The crowd roars. It's thrilling. So are the gasps of disbelief, the sudden outbursts of raucous applause whenever someone does something extraordinary. Even when I can't tell why they're on their feet, I want to join in. The energy is infectious.
This sort of high-octane atmosphere makes sense: the stakes are enormous. The players on stage are battling over one of the biggest prize pools in the history of competitive video gaming. And whoever wins will go home with a cool million dollars.
It's Sunday, September 2, and I'm sitting in the corner of Benaroya Hall in downtown Seattle. Usually reserved for concerts and speeches, this weekend the theater has been occupied by a video game studio called Valve. Next week these seats will be lectured by Ira Glass; next month there will be classical bands performing the works of Mozart and Bach. This is a place usually populated with the type of people who'd still call video games "playing Nintendo."
Today's crowd is a bit different. Today, Benaroya Hall is hosting day three of a video game tournament. This is the Dota 2 International.

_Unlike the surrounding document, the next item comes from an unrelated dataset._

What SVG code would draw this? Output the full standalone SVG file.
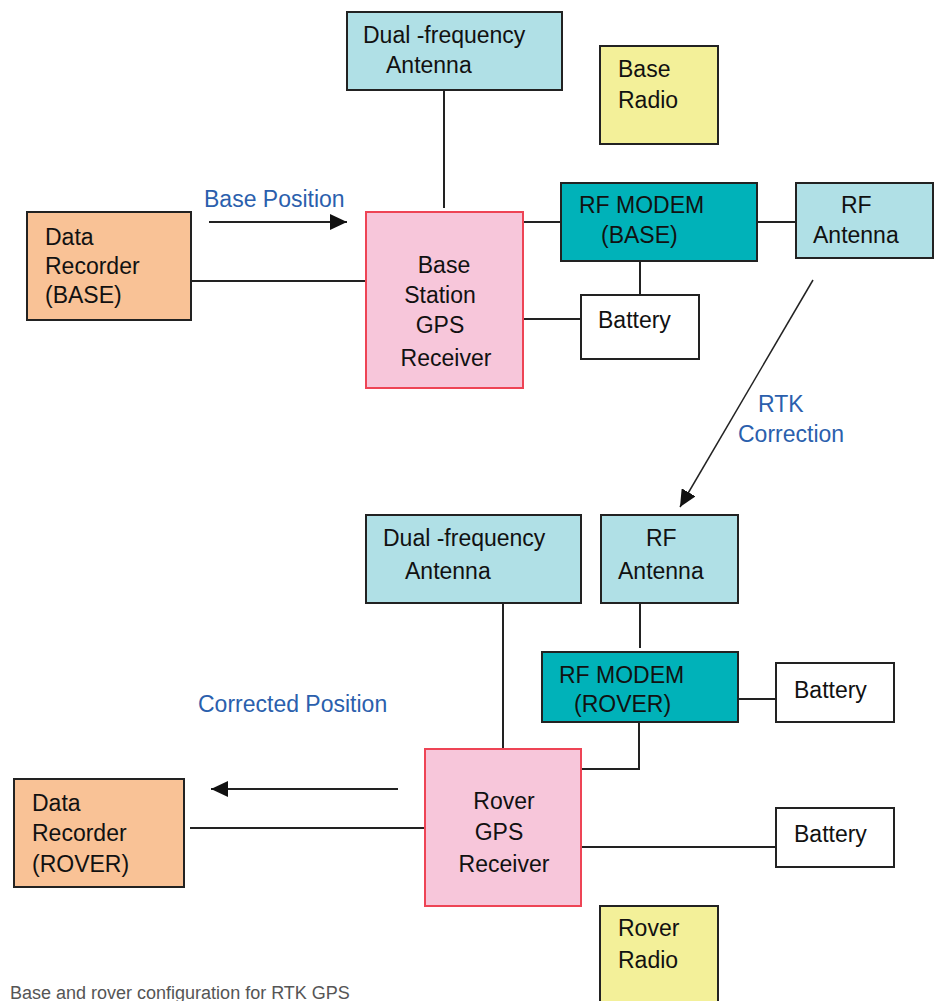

To the uninitiated, Dota 2 might seem embarrassingly simple. It's a strategy game, but you only control one character. You don't have to gather resources or train troops. You don't manage a large battlefield or an empire of towns. Instead you control a single hero with his or her own set of skills and abilities, guiding him or her around a two-sided map as you try to destroy an opposing team's units and buildings. Each of the two sides comprises five-player controlled-heroes. So every game requires ten people. Five on five.